* [Task goal]: Copy all of the material exactly. Pictures are not to appear in the copy.

* [Recorded information]:
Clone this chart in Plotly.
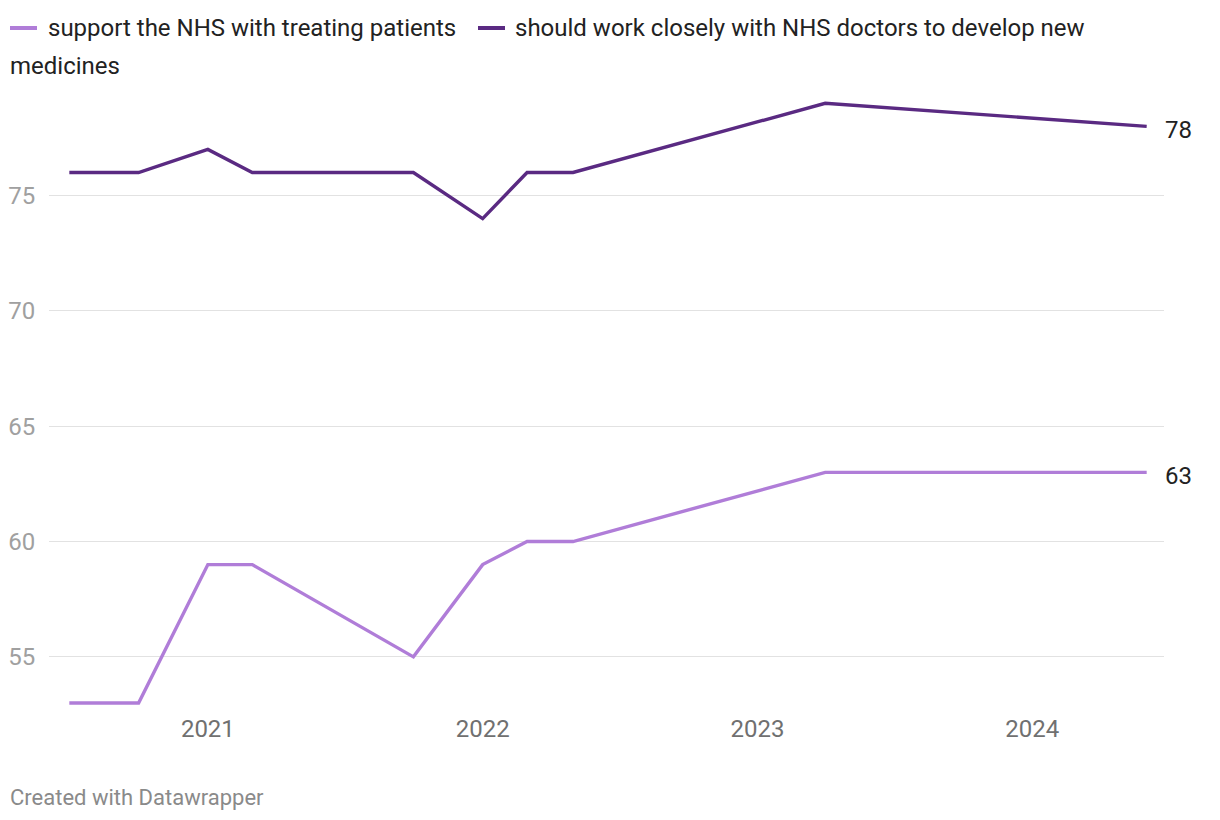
import plotly.graph_objects as go

dates = ["2020-07-01", "2020-10-01", "2021-01-01", "2021-03-01", "2021-10-01",
         "2022-01-01", "2022-03-01", "2022-05-01", "2023-04-01", "2024-06-01"]
support_nhs = [53, 53, 59, 59, 55, 59, 60, 60, 63, 63]
work_closely = [76, 76, 77, 76, 76, 74, 76, 76, 79, 78]
series_names = ["support the NHS with treating patients",
                "should work closely with NHS doctors to develop new medicines"]
x_ticks = ["2021-01-01", "2022-01-01", "2023-01-01", "2024-01-01"]
x_tick_labels = ["2021", "2022", "2023", "2024"]
y_ticks = [55, 60, 65, 70, 75]

LIGHT = "#b07dd8"
DARK = "#5a2a82"
FONT = "Roboto"

# page offset (body margin) and layout geometry
OFF = 8
W, H = 1204, 804
ML, MR, MT, MB = 41, 48, 87, 100
PW, PH = W - ML - MR, H - MT - MB


def px(x):
    return (x - OFF - ML) / PW


def py(y):
    return 1 - (y - OFF - MT) / PH


fig = go.Figure()
fig.add_trace(go.Scatter(x=dates, y=support_nhs, mode="lines", name=series_names[0],
                         line=dict(color=LIGHT, width=3.4), showlegend=False))
fig.add_trace(go.Scatter(x=dates, y=work_closely, mode="lines", name=series_names[1],
                         line=dict(color=DARK, width=3.4), showlegend=False))

# end labels
for vals in (work_closely, support_nhs):
    fig.add_annotation(x=dates[-1], y=vals[-1], text=str(vals[-1]), showarrow=False,
                       xanchor="left", yanchor="middle", xshift=16, yshift=-4,
                       font=dict(family=FONT, size=24, color="#222222"))

# legend (manual, wrapping like the original)
fig.add_shape(type="line", xref="paper", yref="paper", x0=px(10), x1=px(37),
              y0=py(28), y1=py(28), line=dict(color=LIGHT, width=4))
fig.add_shape(type="line", xref="paper", yref="paper", x0=px(478), x1=px(505),
              y0=py(28), y1=py(28), line=dict(color=DARK, width=4))
fig.add_annotation(xref="paper", yref="paper", x=px(46), y=py(28), text=series_names[0],
                   showarrow=False, xanchor="left", yanchor="middle",
                   font=dict(family=FONT, size=24, color="#222222"))
fig.add_annotation(xref="paper", yref="paper", x=px(513), y=py(28),
                   text="should work closely with NHS doctors to develop new",
                   showarrow=False, xanchor="left", yanchor="middle",
                   font=dict(family=FONT, size=24, color="#222222"))
fig.add_annotation(xref="paper", yref="paper", x=px(8), y=py(66), text="medicines",
                   showarrow=False, xanchor="left", yanchor="middle",
                   font=dict(family=FONT, size=24, color="#222222"))

# footer
fig.add_annotation(xref="paper", yref="paper", x=px(8), y=py(797),
                   text="Created with Datawrapper", showarrow=False,
                   xanchor="left", yanchor="middle",
                   font=dict(family=FONT, size=22, color="#8a8a8a"))

fig.update_layout(
    width=W, height=H,
    margin=dict(l=ML, r=MR, t=MT, b=MB),
    paper_bgcolor="white", plot_bgcolor="white",
    font=dict(family=FONT),
    showlegend=False,
    xaxis=dict(range=["2020-06-04", "2024-06-24"], tickvals=x_ticks, ticktext=x_tick_labels,
               showgrid=False, zeroline=False, showline=False, automargin=False,
               ticks="", tickfont=dict(family=FONT, size=24, color="#707070")),
    yaxis=dict(range=[52.61, 79.36], tickvals=y_ticks, showgrid=True, automargin=False,
               gridcolor="#e2e2e2", gridwidth=1, zeroline=False, showline=False,
               ticks="outside", ticklen=8, tickcolor="rgba(0,0,0,0)",
               tickfont=dict(family=FONT, size=24, color="#a0a0a0")),
)

fig.write_html("out.html")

* [Solution for this exercise]:
Clone this chart in Plotly.
import plotly.graph_objects as go

dates = ["2020-07-01", "2020-10-01", "2021-01-01", "2021-03-01", "2021-10-01",
         "2022-01-01", "2022-03-01", "2022-05-01", "2023-04-01", "2024-06-01"]
support_nhs = [53, 53, 59, 59, 55, 59, 60, 60, 63, 63]
work_closely = [76, 76, 77, 76, 76, 74, 76, 76, 79, 78]
series_names = ["support the NHS with treating patients",
                "should work closely with NHS doctors to develop new medicines"]
x_ticks = ["2021-01-01", "2022-01-01", "2023-01-01", "2024-01-01"]
x_tick_labels = ["2021", "2022", "2023", "2024"]
y_ticks = [55, 60, 65, 70, 75]

LIGHT = "#b07dd8"
DARK = "#5a2a82"
FONT = "Roboto"

# page offset (body margin) and layout geometry
OFF = 8
W, H = 1204, 804
ML, MR, MT, MB = 41, 48, 87, 100
PW, PH = W - ML - MR, H - MT - MB


def px(x):
    return (x - OFF - ML) / PW


def py(y):
    return 1 - (y - OFF - MT) / PH


fig = go.Figure()
fig.add_trace(go.Scatter(x=dates, y=support_nhs, mode="lines", name=series_names[0],
                         line=dict(color=LIGHT, width=3.4), showlegend=False))
fig.add_trace(go.Scatter(x=dates, y=work_closely, mode="lines", name=series_names[1],
                         line=dict(color=DARK, width=3.4), showlegend=False))

# end labels
for vals in (work_closely, support_nhs):
    fig.add_annotation(x=dates[-1], y=vals[-1], text=str(vals[-1]), showarrow=False,
                       xanchor="left", yanchor="middle", xshift=16, yshift=-4,
                       font=dict(family=FONT, size=24, color="#222222"))

# legend (manual, wrapping like the original)
fig.add_shape(type="line", xref="paper", yref="paper", x0=px(10), x1=px(37),
              y0=py(28), y1=py(28), line=dict(color=LIGHT, width=4))
fig.add_shape(type="line", xref="paper", yref="paper", x0=px(478), x1=px(505),
              y0=py(28), y1=py(28), line=dict(color=DARK, width=4))
fig.add_annotation(xref="paper", yref="paper", x=px(46), y=py(28), text=series_names[0],
                   showarrow=False, xanchor="left", yanchor="middle",
                   font=dict(family=FONT, size=24, color="#222222"))
fig.add_annotation(xref="paper", yref="paper", x=px(513), y=py(28),
                   text="should work closely with NHS doctors to develop new",
                   showarrow=False, xanchor="left", yanchor="middle",
                   font=dict(family=FONT, size=24, color="#222222"))
fig.add_annotation(xref="paper", yref="paper", x=px(8), y=py(66), text="medicines",
                   showarrow=False, xanchor="left", yanchor="middle",
                   font=dict(family=FONT, size=24, color="#222222"))

# footer
fig.add_annotation(xref="paper", yref="paper", x=px(8), y=py(797),
                   text="Created with Datawrapper", showarrow=False,
                   xanchor="left", yanchor="middle",
                   font=dict(family=FONT, size=22, color="#8a8a8a"))

fig.update_layout(
    width=W, height=H,
    margin=dict(l=ML, r=MR, t=MT, b=MB),
    paper_bgcolor="white", plot_bgcolor="white",
    font=dict(family=FONT),
    showlegend=False,
    xaxis=dict(range=["2020-06-04", "2024-06-24"], tickvals=x_ticks, ticktext=x_tick_labels,
               showgrid=False, zeroline=False, showline=False, automargin=False,
               ticks="", tickfont=dict(family=FONT, size=24, color="#707070")),
    yaxis=dict(range=[52.61, 79.36], tickvals=y_ticks, showgrid=True, automargin=False,
               gridcolor="#e2e2e2", gridwidth=1, zeroline=False, showline=False,
               ticks="outside", ticklen=8, tickcolor="rgba(0,0,0,0)",
               tickfont=dict(family=FONT, size=24, color="#a0a0a0")),
)

fig.write_html("out.html")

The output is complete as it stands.